To elaborate on your external clock idea: of course it's possible to use an external input as a clock, it just makes very little sense doing so for audio, unless you can use this clock for the whole design. If you implement a digital circuit with two independent clocks, you will need to create a block which transfers data between clock domains. Such transfers have an inherent problem known as metastability which essentially means if two independent clock edges arrive with a certain timing, they will violate the setup/hold times on your triggers, which can then output an uncertain logic level until the next clock pulse.

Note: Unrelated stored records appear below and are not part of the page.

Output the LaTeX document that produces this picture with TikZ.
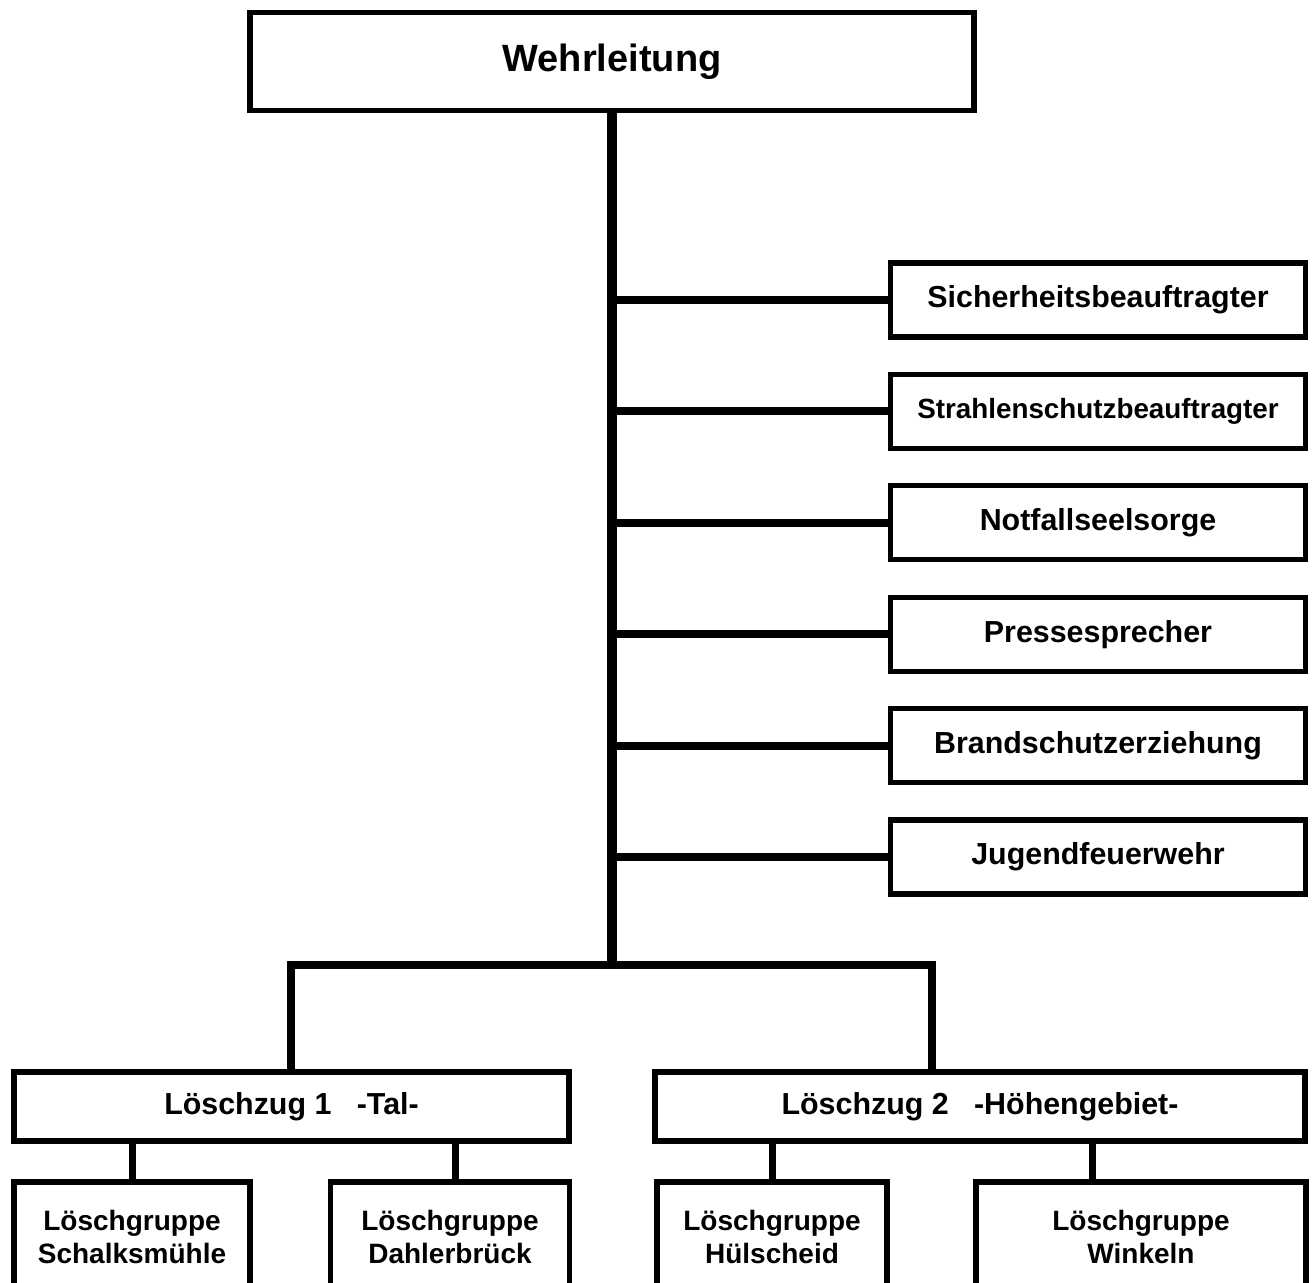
\documentclass[tikz,border=0pt]{standalone}
\usepackage{fontspec}
\setmainfont{Liberation Sans}
\usetikzlibrary{positioning,calc}

\begin{document}
\begin{tikzpicture}[
    x=0.5pt, y=-0.5pt,
    box/.style={draw, line width=2.6pt, fill=white, align=center, inner sep=0pt},
    side/.style={box, minimum width=207.5pt, minimum height=37pt, font=\fontsize{15.2}{18}\selectfont\bfseries},
    zug/.style={box, minimum height=34.5pt, font=\fontsize{15.2}{18}\selectfont\bfseries},
    gruppe/.style={box, minimum height=55pt, font=\fontsize{14}{16.5}\selectfont\bfseries},
    trunk/.style={line width=4.8pt},
    branch/.style={line width=4pt},
    link/.style={line width=3.5pt}
]
\useasboundingbox (0,0) rectangle (1312,1282);

% Wehrleitung
\node[box, minimum width=362pt, minimum height=49pt, font=\fontsize{19}{22}\selectfont\bfseries] (wl) at (612,61.5) {Wehrleitung};

% Stabsstellen - right column
\node[side] (sib) at (1098,300) {Sicherheitsbeauftragter};
\node[side, font=\fontsize{13.9}{16}\selectfont\bfseries] (ssb) at (1098,411.4) {Strahlenschutzbeauftragter};
\node[side] (nfs) at (1098,522.8) {Notfallseelsorge};
\node[side] (pres) at (1098,634.2) {Pressesprecher};
\node[side] (bse) at (1098,745.6) {Brandschutzerziehung};
\node[side] (jf) at (1098,857) {Jugendfeuerwehr};

% Loeschzuege
\node[zug, minimum width=277.5pt] (lz1) at (291.5,1106.5) {L\"oschzug 1\ \ \ -Tal-};
\node[zug, minimum width=325pt] (lz2) at (980,1106.5) {L\"oschzug 2\ \ \ -H\"ohengebiet-};

% Loeschgruppen - cut off at the bottom
\node[gruppe, minimum width=118pt] (lg1) at (132,1237) {L\"oschgruppe\\Schalksm\"uhle};
\node[gruppe, minimum width=119.5pt] (lg2) at (450,1237) {L\"oschgruppe\\Dahlerbr\"uck};
\node[gruppe, minimum width=115pt] (lg3) at (772,1237) {L\"oschgruppe\\H\"ulscheid};
\node[gruppe, minimum width=165pt] (lg4) at (1141,1237) {L\"oschgruppe\\Winkeln};

% Trunk and bus
\coordinate (bus) at (612,965);
\coordinate (bl) at (291,965);
\coordinate (br) at (932,965);
\draw[trunk] (wl.south) -- (bus);
\draw[branch] (lz1.north -| bl) -- (bl) -- (br) -- (lz2.north -| br);

% Branches to the right column
\draw[branch] (sib.west -| bus) -- (sib.west);
\draw[branch] (ssb.west -| bus) -- (ssb.west);
\draw[branch] (nfs.west -| bus) -- (nfs.west);
\draw[branch] (pres.west -| bus) -- (pres.west);
\draw[branch] (bse.west -| bus) -- (bse.west);
\draw[branch] (jf.west -| bus) -- (jf.west);

% Links to the Loeschgruppen
\coordinate (k2) at (455,1180);
\coordinate (k4) at (1092,1180);
\draw[link] (lz1.south -| lg1.north) -- (lg1.north);
\draw[link] (lz1.south -| k2) -- (k2);
\draw[link] (lz2.south -| lg3.north) -- (lg3.north);
\draw[link] (lz2.south -| k4) -- (k4);

\end{tikzpicture}
\end{document}
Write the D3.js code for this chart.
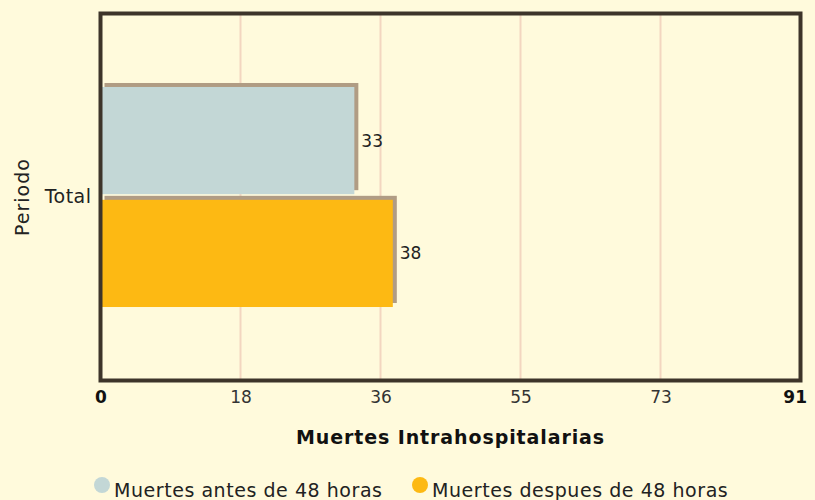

As a result, your circuit will never be 100% reliable, and you will have an MTBF (mean time between failures) metric associated with your inter-domain data transfer. To get a working design, people increase this MTBF to a high enough value: 1 failure per billion years sounds acceptable, doesn't it? Increasing MTBF is done by chaining several synchronization stages of flipflops in a sort of FIFO, so it has a price in terms of resources used to implement the flipflops, and the latency in data transfers.
Sampling the clock pin (as @alex suggests) has the same metastability problem: if the edge arrives at an unfortunate time, you can end up missing your single-cycle pulse, or generating two pulses instead of one. However, the problem will be much less visible in the first place, since only 1 bit is affected, and the cost of dealing with it (if needed) in terms of resources will be proportionally smaller: in your case, 4 times as small compared to the 4 data inputs.